Political Organization. Chieftainship is presently not a strong institution among the Kuikuru. In 1953-1954 the incumbent headman was a quiet individual who played a very small role in village affairs. Another, more vigorous individual, though not an anetï, took over the de facto role of chief. In 1975 there were three Kuikuru chiefs. The oldest served mostly in a ceremonial capacity, for example, when the village engaged in intervillage ceremonies. The next oldest exercised more authority in economic matters, such as the distribution of goods and the mobilization of labor for fish poisoning. The third aneti chose to play no leadership role at all. The Kuikuru tell of past chiefs, like Afukaká, who, because of the strength of his personality, exercised considerably more control of village life than did later chiefs. A recognized chiefly function is to exhort teenage boys and young men to rise early, bathe in the nearby lake, and live up to tribal norms.
Social Control. Scarcely any formal means of social control exists in the Kuikuru village. The chief plays no role in maintaining order or in punishing offenders if norms are violated. However, the Kuikuru are strongly socialized from childhood to be amiable and to refrain from expressing anger. Indeed, fights among men in the village are unknown. A dislike of being thought stingy, quarrelsome, or aggressive keeps village life running smoothly. Allegations of witchcraft within the village are not uncommon, and fear of being thought a witch serves as a strong deterrent against antisocial behavior. This fear, moreover, is well grounded, since at least four village members have been executed as witches over a period of twenty-five years. If a death is suspected as being the result of witchcraft, the father, brother, or son of the victim asks the shaman to ascertain the witch's identity; the deceased's relatives may take it upon themselves to kill the alleged sorcerer. Beyond this, there is no recourse against any offense committed within the village except "bad-mouthing" the guilty party to others.

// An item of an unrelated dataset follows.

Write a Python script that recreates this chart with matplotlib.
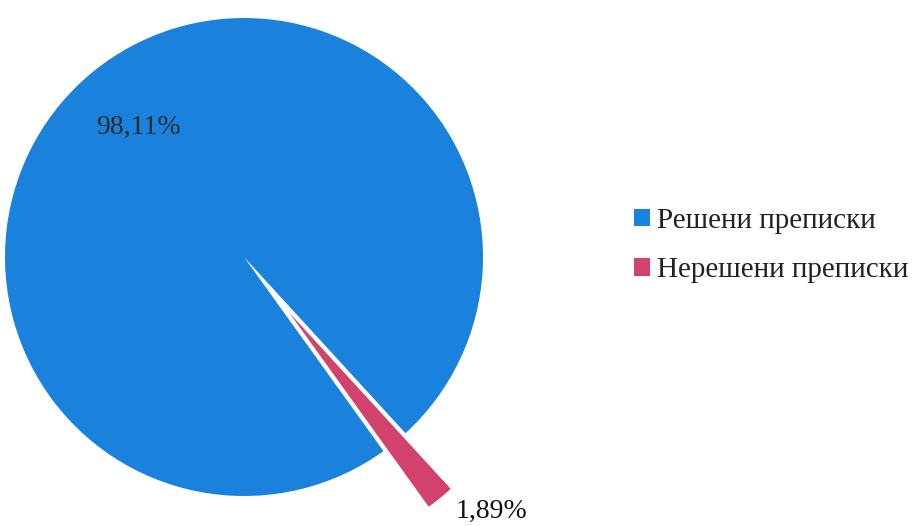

Conflict. Ever since the upper Xingu Basin was discovered in 1884, the Kuikuru and their immediate neighbors have been at peace with one another. The one incident of violence involving the Kuikuru was their murder, around 1935, of five visiting Yarumá from a now-extinct village of Carib-speaking Indians located east of the Rio Kuluene. Several groups outside the upper Xingu Basin, recognized by the Kuikuru as Ngikogo, have attacked Xinguano villages at various times. These hostile tribes include the Shavante to the east, the Suya to the northeast, the Chukahamay (Mekranotí) to the north, and the Txikão to the west. There is archaeological evidence in the form of defensive trenches to indicate that, centuries ago, warfare was prevalent in the upper Xingu. However, no oral tradition of this survives.